The first of Jonze’s films revolved around a bizarre portal into the mind of an oddball character actor, puppet shows, chimpanzees and sexual frustration; the second was a film about the difficulty of writing the film itself. They were surreal, unsettling, confusing postmodern arthouse oddities that were so unlike regular Hollywood movies that it’s still impossible to work out just how they ever got made. Expose a child to either, and you’re likely to scar them for life – assuming that they have any chance of following what’s going on, of course.

Yet at the same time, there’s a strong tradition amongst children’s literature for the surreal and unsettling. The best-known example is always Dr Seuss, whose many decidedly odd books have been favourites for decades, yet even the classic tales of the Brothers Grimm and Hans Christian Andersen have more than their fair share of the weird and unnerving. Perhaps Jonze isn’t such a bad choice for a children’s film after all – assuming, of course, that he’s given the right subject-matter to play with.

But it’s not just Jonze who seems an unlikely choice for a children’s film. What about the biggest name among the cast, Forest Whitaker? He may be a character actor with an uncanny knack for accents, which could well make him ideal for voice work on an animated film (as this partially is), but he’s mostly specialized in arthouse films, while being best-known for his truly chilling, Oscar-winning portrayal of psychotic Ugandan dictator Idi Amin in 2006’s The Last King of Scotland, one of the most brutal films of the last few years. Alongside Whitaker is the similarly unlikely children’s film star James Gandolfini – best known as the sociopathic gangster lead character in the decidedly adult-themed TV series The Sopranos.

So, an actor best known as a violent dictator, an actor best known as a violent gangster, and a director best known for messing with our heads more than they’ve ever been messed with before. You’d surely have to really hate children to set these three loose on the cinemas with a film for the kids?

And yet, somehow, it all makes perfect sense when the film in question is an adaptation of Maurice Sendak’s 1964 children’s classic Where the Wild Things Are. The book revolved around the adventures of a small boy sent to his room without supper who escapes into an imaginary world full of monsters and madness, where he somehow subdues them and ends up crowned their king. Just ten sentences long, the book’s illustrations caught the imagination of a generation, and continue to be popular to this day, spawning in turn an opera, a musical and a ballet before this big-screen take.

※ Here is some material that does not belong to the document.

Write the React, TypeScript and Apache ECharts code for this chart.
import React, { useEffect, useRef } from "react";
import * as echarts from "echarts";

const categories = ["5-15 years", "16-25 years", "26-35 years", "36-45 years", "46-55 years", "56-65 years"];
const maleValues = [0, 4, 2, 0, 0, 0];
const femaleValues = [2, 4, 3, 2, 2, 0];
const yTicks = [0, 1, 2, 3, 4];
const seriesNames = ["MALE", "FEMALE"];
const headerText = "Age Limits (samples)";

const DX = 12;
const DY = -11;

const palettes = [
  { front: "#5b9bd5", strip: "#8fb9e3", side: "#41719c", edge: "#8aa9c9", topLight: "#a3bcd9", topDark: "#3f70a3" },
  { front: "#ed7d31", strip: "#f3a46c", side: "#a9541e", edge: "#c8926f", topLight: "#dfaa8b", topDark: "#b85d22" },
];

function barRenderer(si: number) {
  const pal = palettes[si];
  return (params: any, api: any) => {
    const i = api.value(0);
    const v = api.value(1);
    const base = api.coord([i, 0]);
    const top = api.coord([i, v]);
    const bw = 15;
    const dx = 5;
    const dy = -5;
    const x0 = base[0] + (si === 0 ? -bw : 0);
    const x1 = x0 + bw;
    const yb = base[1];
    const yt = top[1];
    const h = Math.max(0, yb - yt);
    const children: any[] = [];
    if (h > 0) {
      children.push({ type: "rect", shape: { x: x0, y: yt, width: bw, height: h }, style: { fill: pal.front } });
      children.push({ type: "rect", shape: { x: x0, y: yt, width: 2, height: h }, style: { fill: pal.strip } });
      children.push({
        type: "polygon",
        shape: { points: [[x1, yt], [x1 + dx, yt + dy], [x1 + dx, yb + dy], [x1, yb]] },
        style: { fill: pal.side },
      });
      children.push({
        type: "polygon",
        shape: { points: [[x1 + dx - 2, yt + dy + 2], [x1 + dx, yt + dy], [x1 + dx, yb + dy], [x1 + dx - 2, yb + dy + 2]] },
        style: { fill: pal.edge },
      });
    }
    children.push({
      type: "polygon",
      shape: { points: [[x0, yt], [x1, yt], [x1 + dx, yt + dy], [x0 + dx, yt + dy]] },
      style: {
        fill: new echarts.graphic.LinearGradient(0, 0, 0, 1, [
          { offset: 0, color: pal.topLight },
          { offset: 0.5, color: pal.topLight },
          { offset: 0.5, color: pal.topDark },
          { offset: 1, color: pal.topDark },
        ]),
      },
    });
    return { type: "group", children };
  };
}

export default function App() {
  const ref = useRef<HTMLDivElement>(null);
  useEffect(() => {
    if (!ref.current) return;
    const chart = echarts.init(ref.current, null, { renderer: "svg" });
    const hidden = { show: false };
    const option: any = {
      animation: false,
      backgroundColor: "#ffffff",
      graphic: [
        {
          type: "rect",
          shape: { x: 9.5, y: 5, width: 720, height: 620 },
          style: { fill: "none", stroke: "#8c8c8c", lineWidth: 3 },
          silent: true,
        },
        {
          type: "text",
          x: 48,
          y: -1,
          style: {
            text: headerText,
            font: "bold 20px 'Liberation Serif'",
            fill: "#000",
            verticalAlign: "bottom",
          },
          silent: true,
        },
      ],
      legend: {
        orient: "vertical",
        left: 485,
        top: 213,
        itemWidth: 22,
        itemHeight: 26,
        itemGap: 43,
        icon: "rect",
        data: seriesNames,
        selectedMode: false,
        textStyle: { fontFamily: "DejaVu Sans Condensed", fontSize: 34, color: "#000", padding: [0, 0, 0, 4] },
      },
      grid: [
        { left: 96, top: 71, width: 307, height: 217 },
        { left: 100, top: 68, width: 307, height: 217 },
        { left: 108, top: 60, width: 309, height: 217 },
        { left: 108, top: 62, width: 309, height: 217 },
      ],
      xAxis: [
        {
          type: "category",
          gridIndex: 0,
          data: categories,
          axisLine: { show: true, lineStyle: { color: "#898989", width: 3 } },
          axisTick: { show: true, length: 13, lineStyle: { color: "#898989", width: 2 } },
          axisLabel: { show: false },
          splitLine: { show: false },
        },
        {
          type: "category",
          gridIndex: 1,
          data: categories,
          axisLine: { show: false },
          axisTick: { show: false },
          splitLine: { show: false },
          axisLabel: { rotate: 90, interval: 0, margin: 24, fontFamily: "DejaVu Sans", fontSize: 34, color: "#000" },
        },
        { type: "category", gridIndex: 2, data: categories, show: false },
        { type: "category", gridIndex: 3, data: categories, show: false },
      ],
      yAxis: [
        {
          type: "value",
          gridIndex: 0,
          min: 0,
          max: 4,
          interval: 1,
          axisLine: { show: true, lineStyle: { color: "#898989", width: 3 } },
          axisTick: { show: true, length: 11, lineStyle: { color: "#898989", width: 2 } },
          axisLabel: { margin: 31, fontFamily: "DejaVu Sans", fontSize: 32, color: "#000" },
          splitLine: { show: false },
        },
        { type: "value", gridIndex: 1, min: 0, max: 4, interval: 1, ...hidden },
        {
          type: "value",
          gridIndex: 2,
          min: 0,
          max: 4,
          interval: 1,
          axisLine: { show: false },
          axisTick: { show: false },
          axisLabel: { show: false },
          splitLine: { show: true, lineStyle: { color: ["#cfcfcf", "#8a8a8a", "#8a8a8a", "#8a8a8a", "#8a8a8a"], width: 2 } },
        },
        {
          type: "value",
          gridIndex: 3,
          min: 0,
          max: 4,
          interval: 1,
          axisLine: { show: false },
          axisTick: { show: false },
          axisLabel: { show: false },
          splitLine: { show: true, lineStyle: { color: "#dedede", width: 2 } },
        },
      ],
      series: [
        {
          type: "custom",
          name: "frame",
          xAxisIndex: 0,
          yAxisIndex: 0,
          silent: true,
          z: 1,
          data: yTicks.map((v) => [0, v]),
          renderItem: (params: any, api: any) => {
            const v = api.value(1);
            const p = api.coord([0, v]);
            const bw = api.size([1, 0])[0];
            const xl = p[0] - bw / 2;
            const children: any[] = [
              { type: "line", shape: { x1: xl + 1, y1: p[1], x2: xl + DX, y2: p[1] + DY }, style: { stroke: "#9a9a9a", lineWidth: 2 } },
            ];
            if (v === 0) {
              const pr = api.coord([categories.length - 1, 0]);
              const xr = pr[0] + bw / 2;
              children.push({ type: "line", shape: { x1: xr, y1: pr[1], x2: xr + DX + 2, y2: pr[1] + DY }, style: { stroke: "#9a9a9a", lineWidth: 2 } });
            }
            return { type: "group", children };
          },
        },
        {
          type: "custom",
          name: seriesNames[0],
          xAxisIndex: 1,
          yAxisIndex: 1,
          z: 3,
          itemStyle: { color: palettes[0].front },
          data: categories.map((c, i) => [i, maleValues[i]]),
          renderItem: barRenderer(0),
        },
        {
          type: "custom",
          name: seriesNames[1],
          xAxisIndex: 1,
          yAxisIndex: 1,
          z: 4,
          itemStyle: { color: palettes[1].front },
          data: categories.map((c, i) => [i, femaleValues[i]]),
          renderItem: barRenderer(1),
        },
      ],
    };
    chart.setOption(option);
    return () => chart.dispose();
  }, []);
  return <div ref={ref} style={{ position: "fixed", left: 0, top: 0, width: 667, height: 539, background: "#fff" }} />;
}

With only ten sentences to play with, Jonze (who co-writes with bestselling novelist Dave Eggers) has plenty of scope to let his notoriously fertile imagination run wild – just perfect for a story largely set in an imaginary world. The end result is yet another bizarre oddity that may not be quite a masterpiece but which will nonetheless achieve the near-impossible of appealing both to fans of Jonze’s previous, decidedly grown-up offerings, and to the children to whom the book is intended to appeal. This may be a film that the kids will greatly enjoy, but it is by no means a children’s film. Instead, it’s a genuine movie event, a must-see.